> **What to produce**
Take the line containing "Generate a component" as the first line and the line containing "const tiTicks = [0, 1, 2, 3, 4, 5, 6, 7, 8];" as the last, and output that span verbatim without any images.

---------- Input records

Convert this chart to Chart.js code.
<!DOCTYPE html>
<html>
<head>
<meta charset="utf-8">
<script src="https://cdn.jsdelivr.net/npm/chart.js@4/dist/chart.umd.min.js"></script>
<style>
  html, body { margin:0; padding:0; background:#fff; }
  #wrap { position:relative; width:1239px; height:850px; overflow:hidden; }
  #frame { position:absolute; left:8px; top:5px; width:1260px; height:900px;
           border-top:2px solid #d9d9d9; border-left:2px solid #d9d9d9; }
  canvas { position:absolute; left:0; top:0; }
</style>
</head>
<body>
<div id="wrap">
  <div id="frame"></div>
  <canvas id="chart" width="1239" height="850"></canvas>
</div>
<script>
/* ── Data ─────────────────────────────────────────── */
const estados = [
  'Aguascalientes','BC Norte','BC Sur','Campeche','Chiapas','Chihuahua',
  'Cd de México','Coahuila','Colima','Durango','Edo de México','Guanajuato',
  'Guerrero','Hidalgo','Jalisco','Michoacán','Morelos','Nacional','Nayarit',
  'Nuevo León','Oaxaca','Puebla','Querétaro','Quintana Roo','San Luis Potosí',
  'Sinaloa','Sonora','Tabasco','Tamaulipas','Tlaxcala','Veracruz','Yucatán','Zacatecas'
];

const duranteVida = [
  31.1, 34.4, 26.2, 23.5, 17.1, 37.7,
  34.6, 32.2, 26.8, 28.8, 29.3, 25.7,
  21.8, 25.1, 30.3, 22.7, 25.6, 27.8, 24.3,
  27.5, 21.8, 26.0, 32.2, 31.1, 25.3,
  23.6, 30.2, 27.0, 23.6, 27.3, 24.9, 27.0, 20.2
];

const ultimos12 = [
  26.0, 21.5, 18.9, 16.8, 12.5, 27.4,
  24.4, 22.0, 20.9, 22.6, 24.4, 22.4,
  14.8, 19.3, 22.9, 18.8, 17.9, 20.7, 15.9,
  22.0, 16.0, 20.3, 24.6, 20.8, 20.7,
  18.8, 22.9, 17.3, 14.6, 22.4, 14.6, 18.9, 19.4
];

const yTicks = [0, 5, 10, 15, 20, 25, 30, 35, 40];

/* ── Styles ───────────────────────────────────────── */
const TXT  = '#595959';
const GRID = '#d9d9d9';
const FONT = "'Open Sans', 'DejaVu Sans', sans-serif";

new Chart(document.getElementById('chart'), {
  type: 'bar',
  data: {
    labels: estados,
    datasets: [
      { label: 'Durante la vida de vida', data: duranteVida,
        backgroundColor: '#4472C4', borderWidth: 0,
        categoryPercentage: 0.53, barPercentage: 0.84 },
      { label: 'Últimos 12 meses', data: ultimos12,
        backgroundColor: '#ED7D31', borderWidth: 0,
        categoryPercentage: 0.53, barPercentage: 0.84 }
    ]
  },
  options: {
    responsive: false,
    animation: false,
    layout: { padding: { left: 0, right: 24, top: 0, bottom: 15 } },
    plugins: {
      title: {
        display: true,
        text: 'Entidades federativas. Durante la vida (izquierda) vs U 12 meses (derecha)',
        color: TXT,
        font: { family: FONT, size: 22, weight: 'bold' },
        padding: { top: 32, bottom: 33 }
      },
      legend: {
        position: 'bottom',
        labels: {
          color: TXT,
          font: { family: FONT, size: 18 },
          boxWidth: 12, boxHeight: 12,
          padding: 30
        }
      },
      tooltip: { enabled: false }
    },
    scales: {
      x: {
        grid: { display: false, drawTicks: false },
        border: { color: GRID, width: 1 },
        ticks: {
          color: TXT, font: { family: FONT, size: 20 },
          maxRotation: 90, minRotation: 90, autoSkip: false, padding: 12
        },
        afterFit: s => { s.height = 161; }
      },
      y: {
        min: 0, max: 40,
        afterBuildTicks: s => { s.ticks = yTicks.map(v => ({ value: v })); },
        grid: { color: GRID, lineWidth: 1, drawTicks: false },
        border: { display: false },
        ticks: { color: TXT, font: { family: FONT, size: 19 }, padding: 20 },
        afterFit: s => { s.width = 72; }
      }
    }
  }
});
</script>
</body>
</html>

--------------------
---------- Input records

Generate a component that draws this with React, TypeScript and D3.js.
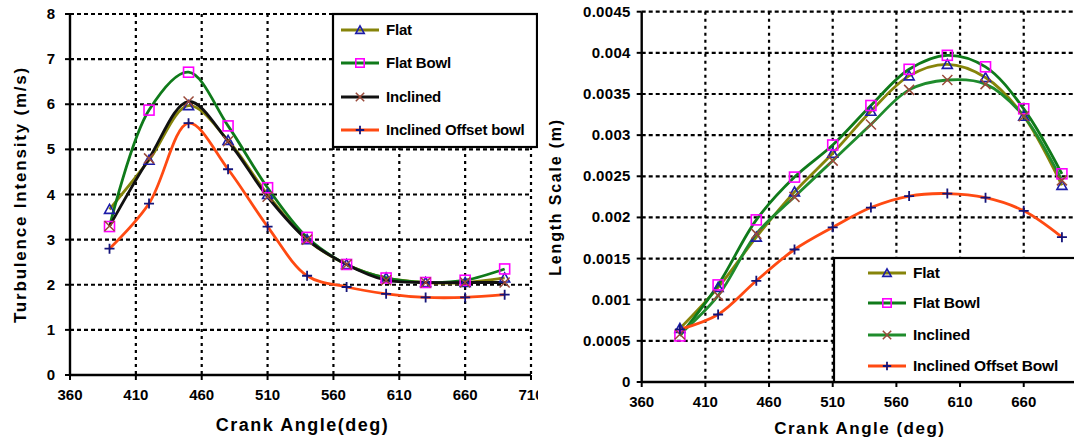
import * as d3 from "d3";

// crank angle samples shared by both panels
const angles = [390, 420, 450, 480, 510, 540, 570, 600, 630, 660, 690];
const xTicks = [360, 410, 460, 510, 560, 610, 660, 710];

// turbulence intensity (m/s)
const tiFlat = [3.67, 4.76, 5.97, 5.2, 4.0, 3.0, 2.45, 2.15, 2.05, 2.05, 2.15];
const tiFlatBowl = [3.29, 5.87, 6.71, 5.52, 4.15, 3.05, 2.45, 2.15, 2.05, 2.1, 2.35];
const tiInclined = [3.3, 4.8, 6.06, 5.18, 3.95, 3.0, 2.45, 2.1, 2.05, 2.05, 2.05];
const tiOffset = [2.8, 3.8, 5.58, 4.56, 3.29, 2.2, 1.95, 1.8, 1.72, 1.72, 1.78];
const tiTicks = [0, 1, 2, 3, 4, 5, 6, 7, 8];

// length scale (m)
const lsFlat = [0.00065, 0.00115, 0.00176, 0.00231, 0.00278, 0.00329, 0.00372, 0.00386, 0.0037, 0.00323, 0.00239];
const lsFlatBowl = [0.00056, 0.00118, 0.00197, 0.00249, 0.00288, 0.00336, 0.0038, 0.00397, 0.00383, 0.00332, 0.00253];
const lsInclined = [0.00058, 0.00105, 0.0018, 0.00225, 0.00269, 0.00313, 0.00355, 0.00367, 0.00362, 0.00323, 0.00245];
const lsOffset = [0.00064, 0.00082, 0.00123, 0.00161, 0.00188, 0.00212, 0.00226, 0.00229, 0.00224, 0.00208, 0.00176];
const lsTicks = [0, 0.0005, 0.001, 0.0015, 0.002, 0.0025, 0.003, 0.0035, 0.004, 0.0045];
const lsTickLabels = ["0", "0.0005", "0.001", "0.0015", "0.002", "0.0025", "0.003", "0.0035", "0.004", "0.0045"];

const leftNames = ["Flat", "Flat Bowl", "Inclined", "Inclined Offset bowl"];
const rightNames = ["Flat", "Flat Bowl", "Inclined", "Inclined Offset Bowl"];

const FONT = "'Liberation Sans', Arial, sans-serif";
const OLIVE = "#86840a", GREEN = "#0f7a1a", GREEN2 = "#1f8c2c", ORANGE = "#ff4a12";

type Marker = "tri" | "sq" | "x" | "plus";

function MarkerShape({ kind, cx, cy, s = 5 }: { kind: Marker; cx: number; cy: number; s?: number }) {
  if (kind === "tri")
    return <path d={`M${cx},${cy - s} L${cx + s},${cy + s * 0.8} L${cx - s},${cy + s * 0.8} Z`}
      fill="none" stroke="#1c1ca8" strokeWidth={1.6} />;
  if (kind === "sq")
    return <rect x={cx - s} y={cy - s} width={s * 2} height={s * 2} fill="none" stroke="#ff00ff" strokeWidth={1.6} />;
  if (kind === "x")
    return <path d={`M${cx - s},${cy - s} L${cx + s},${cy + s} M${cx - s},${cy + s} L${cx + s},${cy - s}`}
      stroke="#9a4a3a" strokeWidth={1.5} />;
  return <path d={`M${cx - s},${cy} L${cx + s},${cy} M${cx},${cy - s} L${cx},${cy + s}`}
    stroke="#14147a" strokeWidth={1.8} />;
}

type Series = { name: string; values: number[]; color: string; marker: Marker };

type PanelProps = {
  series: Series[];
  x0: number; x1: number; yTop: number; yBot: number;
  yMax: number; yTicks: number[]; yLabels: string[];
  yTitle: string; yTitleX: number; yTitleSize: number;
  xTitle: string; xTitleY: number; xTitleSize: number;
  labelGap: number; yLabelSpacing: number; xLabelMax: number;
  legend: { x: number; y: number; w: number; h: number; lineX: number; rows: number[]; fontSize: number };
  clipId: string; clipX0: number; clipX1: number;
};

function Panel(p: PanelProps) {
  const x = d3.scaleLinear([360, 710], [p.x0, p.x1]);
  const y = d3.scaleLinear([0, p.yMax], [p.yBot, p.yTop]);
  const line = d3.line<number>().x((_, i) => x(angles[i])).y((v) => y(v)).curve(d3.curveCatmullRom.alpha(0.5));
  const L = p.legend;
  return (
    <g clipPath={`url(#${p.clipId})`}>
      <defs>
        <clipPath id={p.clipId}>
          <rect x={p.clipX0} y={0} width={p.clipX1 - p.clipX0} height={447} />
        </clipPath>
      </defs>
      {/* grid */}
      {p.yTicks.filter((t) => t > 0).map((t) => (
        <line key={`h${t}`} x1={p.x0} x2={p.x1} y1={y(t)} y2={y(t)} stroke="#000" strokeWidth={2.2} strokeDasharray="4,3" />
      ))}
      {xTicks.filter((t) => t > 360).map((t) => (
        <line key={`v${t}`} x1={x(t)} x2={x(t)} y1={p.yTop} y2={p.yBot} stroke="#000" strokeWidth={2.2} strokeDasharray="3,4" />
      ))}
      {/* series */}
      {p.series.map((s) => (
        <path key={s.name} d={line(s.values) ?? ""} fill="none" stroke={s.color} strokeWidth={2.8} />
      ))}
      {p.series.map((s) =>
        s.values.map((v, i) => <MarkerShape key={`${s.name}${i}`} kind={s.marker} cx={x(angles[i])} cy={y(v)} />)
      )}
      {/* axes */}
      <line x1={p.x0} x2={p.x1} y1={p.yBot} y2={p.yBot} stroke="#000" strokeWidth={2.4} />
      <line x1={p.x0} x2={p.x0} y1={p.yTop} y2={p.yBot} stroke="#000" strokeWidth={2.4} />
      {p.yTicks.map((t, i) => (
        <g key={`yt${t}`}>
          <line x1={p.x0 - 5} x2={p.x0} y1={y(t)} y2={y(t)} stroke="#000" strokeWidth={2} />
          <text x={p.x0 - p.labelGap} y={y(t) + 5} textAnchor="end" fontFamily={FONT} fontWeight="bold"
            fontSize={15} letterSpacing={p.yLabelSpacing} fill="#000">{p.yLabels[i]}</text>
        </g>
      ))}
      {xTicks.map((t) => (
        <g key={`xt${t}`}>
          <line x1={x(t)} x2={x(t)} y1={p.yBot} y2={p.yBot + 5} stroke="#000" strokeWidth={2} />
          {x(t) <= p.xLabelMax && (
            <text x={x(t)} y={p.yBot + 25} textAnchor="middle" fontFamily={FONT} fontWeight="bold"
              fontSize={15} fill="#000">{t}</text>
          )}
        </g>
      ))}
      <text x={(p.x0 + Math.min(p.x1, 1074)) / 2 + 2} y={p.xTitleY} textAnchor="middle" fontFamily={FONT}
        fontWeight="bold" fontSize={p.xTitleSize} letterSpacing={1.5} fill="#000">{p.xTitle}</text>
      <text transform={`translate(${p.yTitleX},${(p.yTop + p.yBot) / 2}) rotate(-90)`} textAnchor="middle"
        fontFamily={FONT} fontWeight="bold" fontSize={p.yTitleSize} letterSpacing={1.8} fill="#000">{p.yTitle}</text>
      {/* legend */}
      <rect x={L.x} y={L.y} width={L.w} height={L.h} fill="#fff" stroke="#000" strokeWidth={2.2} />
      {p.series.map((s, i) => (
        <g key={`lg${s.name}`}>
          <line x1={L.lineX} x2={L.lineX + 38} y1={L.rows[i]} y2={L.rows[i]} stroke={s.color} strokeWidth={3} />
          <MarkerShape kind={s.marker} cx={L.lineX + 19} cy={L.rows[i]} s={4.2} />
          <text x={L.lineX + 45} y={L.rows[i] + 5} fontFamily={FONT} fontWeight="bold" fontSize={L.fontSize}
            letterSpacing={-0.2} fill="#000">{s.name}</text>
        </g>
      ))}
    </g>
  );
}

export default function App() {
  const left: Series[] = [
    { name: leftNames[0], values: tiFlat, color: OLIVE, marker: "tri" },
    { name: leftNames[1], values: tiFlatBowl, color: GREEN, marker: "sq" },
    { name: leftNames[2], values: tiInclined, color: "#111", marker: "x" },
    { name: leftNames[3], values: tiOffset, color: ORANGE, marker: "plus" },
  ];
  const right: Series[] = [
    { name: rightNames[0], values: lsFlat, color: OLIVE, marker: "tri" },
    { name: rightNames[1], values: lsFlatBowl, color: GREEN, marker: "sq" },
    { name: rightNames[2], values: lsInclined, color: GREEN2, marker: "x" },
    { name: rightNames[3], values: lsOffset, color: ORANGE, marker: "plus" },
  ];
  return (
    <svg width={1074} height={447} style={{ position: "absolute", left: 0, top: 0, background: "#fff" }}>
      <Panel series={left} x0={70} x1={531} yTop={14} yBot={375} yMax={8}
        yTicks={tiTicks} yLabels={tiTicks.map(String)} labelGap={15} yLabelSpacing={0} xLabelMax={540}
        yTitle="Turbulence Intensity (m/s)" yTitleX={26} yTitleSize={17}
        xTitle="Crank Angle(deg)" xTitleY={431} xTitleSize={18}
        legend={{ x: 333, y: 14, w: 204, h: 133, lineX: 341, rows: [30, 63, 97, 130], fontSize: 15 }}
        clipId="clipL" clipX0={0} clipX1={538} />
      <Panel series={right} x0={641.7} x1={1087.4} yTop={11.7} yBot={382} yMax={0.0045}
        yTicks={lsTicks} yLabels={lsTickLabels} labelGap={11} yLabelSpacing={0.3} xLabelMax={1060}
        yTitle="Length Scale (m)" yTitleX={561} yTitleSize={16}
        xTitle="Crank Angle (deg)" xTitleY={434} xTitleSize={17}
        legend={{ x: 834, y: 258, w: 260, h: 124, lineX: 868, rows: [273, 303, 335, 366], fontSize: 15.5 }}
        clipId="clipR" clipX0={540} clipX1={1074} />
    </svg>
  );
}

--------------------

> **Output for this task**
Generate a component that draws this with React, TypeScript and D3.js.
import * as d3 from "d3";

// crank angle samples shared by both panels
const angles = [390, 420, 450, 480, 510, 540, 570, 600, 630, 660, 690];
const xTicks = [360, 410, 460, 510, 560, 610, 660, 710];

// turbulence intensity (m/s)
const tiFlat = [3.67, 4.76, 5.97, 5.2, 4.0, 3.0, 2.45, 2.15, 2.05, 2.05, 2.15];
const tiFlatBowl = [3.29, 5.87, 6.71, 5.52, 4.15, 3.05, 2.45, 2.15, 2.05, 2.1, 2.35];
const tiInclined = [3.3, 4.8, 6.06, 5.18, 3.95, 3.0, 2.45, 2.1, 2.05, 2.05, 2.05];
const tiOffset = [2.8, 3.8, 5.58, 4.56, 3.29, 2.2, 1.95, 1.8, 1.72, 1.72, 1.78];
const tiTicks = [0, 1, 2, 3, 4, 5, 6, 7, 8];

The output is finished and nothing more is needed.